Sheppard is not ready to discuss the fine details of the new game, but he's confident that it will push at the limits of the market for midcore games - in terms of form, and not just investment. To give an idea of the direction Gree was heading, an entire section of his talk was devoted to the Bundling and Unbundling of goods and services as a way of invigorating stagnant marketplaces.
Here, again, console companies pointed a way forward. The same Bundling/Unbundling process was also evident in a landmark game like Grand Theft Auto 3, he said, which gathered gameplay loops that had previously formed the basis of entire franchises into a single, cohesive experience - "like five games in one," Sheppard said. The rise of mobile games following the launch of the iPhone had the opposite effect, resulting in complete products based on solitary gameplay loops.

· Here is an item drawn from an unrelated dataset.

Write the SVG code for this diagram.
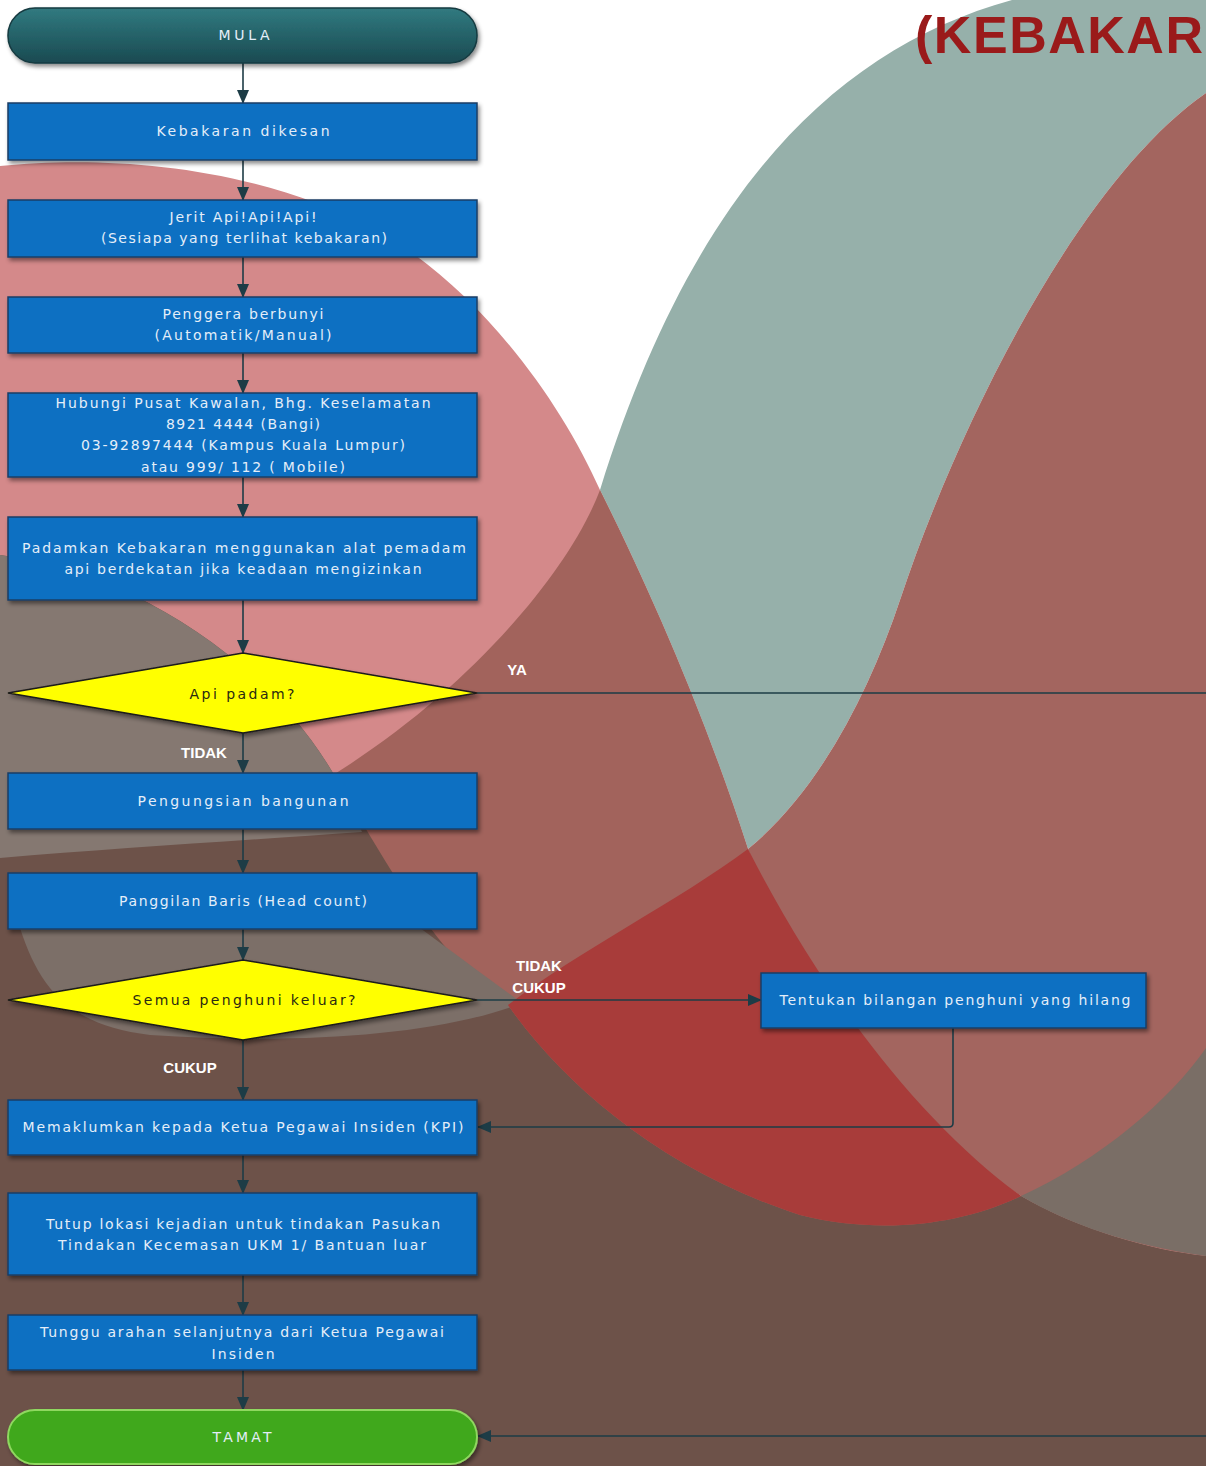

This is the big opportunity in mobile games now, Sheppard says, and it's what Gree International is aiming for with its new game; not making GTA for smartphones, exactly, but a product that bottles lightning in a similar way to Rockstar all those years ago. "It's super painful, because the fidelity of each loop is so different," Sheppard said in his talk. "At one level it's isometric and at another level it's first-person. We're relying heavily on storytelling to project quality on that universe and make people want to spend time there."
An example of the same idea already exists in the casual market, Sheppard says, in the form of Playrix' Gardenscapes, which combined match-3, simulation and storytelling mechanics to become the breakout original IP in mobile last year. According to data presented by Sheppard, Gardenscapes grew from $30 million and 20 million installs in 2015, to $180 million and 100 million installs last year. The console and PC markets followed the same path, Sheppard said, and it's what the mobile market now demands - "it's a logical response to having 300 apps on your phone."
"I think we're maybe a year ahead of a lot of people in non-casual games," he says. "Playrix is ahead [overall], though, and with the fidelity being lower they can get to market faster. Nobody else is doing this, and they're doing it so well... That's what we aim to do with midcore.
"The market is mature, and the definition of innovation changes with maturity. It's more about synthesis and fidelity. I think that, for people who've only worked in mobile or only worked in web, now is the time to go back. Talk to your forebears in console and PC, and learn."